Market implications: consolidation vs specialization

Riccomini, wearing his investor hat, predicts a dual market trajectory:

Postgres‑centric stack – Extensions like pg_vector, pg_search, and pg_duckdb let developers start with a single, familiar engine and add capabilities as needed. For many startups, this “one‑stop shop” approach reduces operational overhead.
Specialized services for scale – When workloads demand billions of vectors or sub‑millisecond latency, dedicated services such as Pinecone, Turbopuffer, or Weaviate become attractive. The book advises a migration path: prototype on Postgres, benchmark, then switch to a purpose‑built store if cost or performance thresholds are crossed.

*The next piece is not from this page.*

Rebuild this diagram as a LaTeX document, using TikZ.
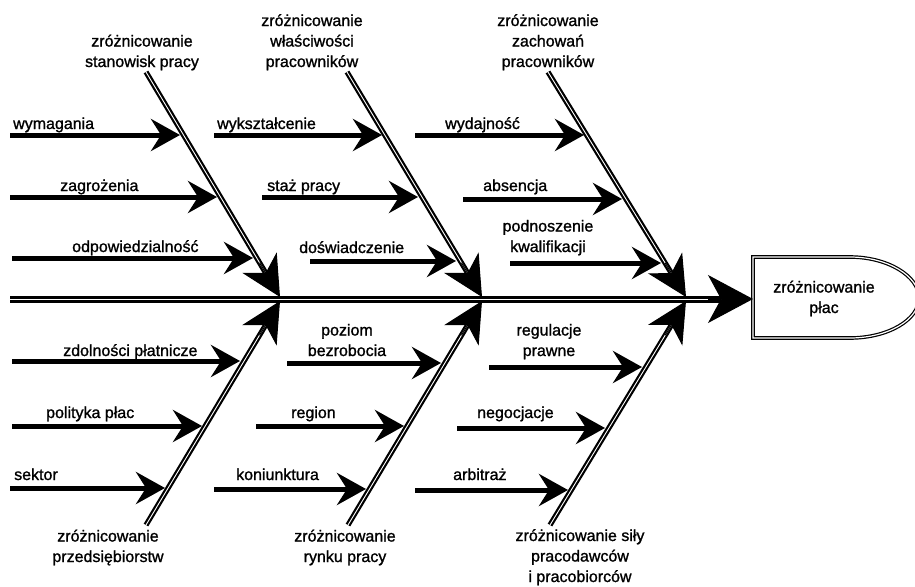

What readers get from the second edition

Three free chapters – Introductory sections on object storage, edge‑first databases, and AI‑augmented query pipelines are available for download on the publisher’s site.
Updated diagrams – New visualizations of the control/data/compute split, and side‑by‑side comparisons of traditional replication vs. object‑store replication.
Practical case studies – Real‑world stories from ScyllaDB, Confluent, and WarpStream illustrate how SaaS vs. BYOC architectures affect multi‑tenancy, security, and cost.
Exercises – End‑of‑chapter problems now include designing a migration from a local‑disk PostgreSQL cluster to an S3‑backed analytics pipeline, reinforcing the concepts with hands‑on practice.

Where to watch the full conversation

The recorded panel from Monster Scale Summit 2025 is available on demand, followed by a follow‑up Q&A at the 2026 summit. Both videos include timestamps for the object‑store chapter, the edge‑database discussion, and the AI‑agent API design segment.

The second edition of DDIA does not try to rewrite fundamentals; it simply places them in the context of the cloud‑first, AI‑driven world we now live in. For architects who grew up with the first book, it offers a roadmap to modernize without discarding the solid mental models that have guided the industry for years.